Left unchecked, a band of termites can eat their way through a house, but they can’t do it alone. Within every termite is a thriving ecosystem of bacteria that maintain an essential symbiotic relationship with their hosts, taking shelter within the insect’s gut and contributing to its survival by various means, including facilitating the digestion of plant matter.

Little is known about these symbiont species, as these bacteria have proven virtually impossible to cultivate in the laboratory and thus difficult to characterize in detail. “One termite gut harbors several hundred species of microbes,” explains Yuichi Hongoh, a postdoctoral fellow in Moriya Ohkuma’s research group at RIKEN’s Advanced Science Institute in Wako, “and it is not realistic to collect a large enough amount of a specific species to analyze with general methodologies.”

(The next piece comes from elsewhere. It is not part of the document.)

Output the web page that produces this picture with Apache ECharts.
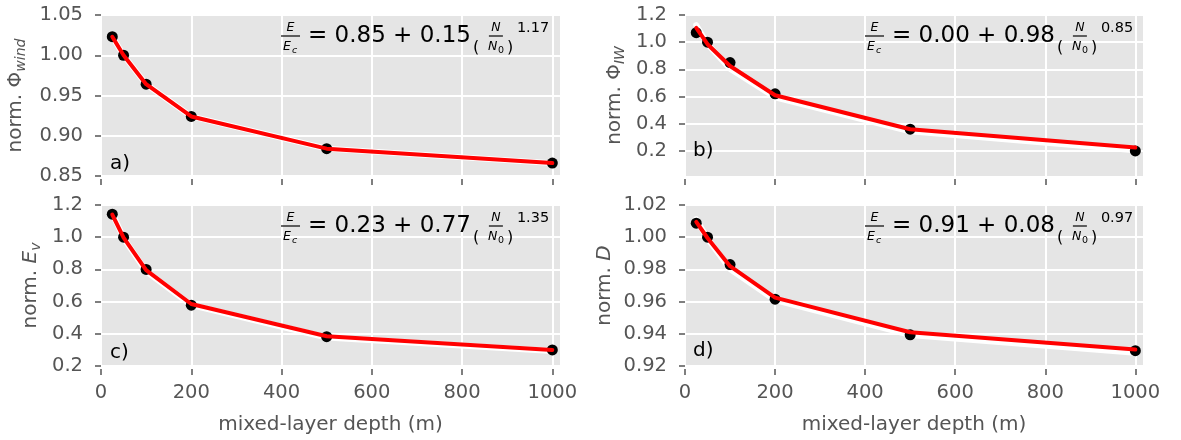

Fortunately, recent years have seen the development of new tools for obtaining detailed genomic sequence information from limited sample quantities and Hongoh, in partnership with the RIKEN Bioinformatics And Systems Engineering division (formerly the RIKEN Genomic Sciences Center), in Yokohama, was able to take advantage of these new amplification and sequencing methods to finally assemble the first comprehensive genomic sequence from a termite gut symbiont species¹.

The team analyzed Rs-D17 (Fig. 1), a representative species that is thought to account for approximately 4% of all termite gut bacteria. The analysis revealed that the Rs-D17 genome consists of a single chromosome containing 761 putative protein-coding genes, as well as several smaller non-chromosomal DNA molecules.

The researchers were surprised to find that a large percentage (>15%) of the genes identified were actually pseudogenes, non-functional evolutionary descendants of known genes. Although these pseudogenes no longer generate protein, comparative analysis of the genes lost or maintained by Rs-D17 yielded some valuable hints about how the bacterium evolved to adapt to its host environment over time.

In general, Rs-D17 appears to have sacrificed its regulatory and cellular defense mechanisms in favor of maintaining robust pathways for synthesizing organic molecules required by the termite. “This indicates that this bacterium has been ‘domesticated’ by the host like an organelle, which synthesizes the nitrogen compounds critically deficient in wood food material,” says Hongoh.

He indicates that the team is now looking to extend their strategy to assemble genomic maps for additional symbiont species, in the hope of clarifying the complex relationships between the various members of this gut ecosystem. “By combining these data,” concludes Hongoh, “our understanding of termite gut symbiosis will be greatly enhanced.”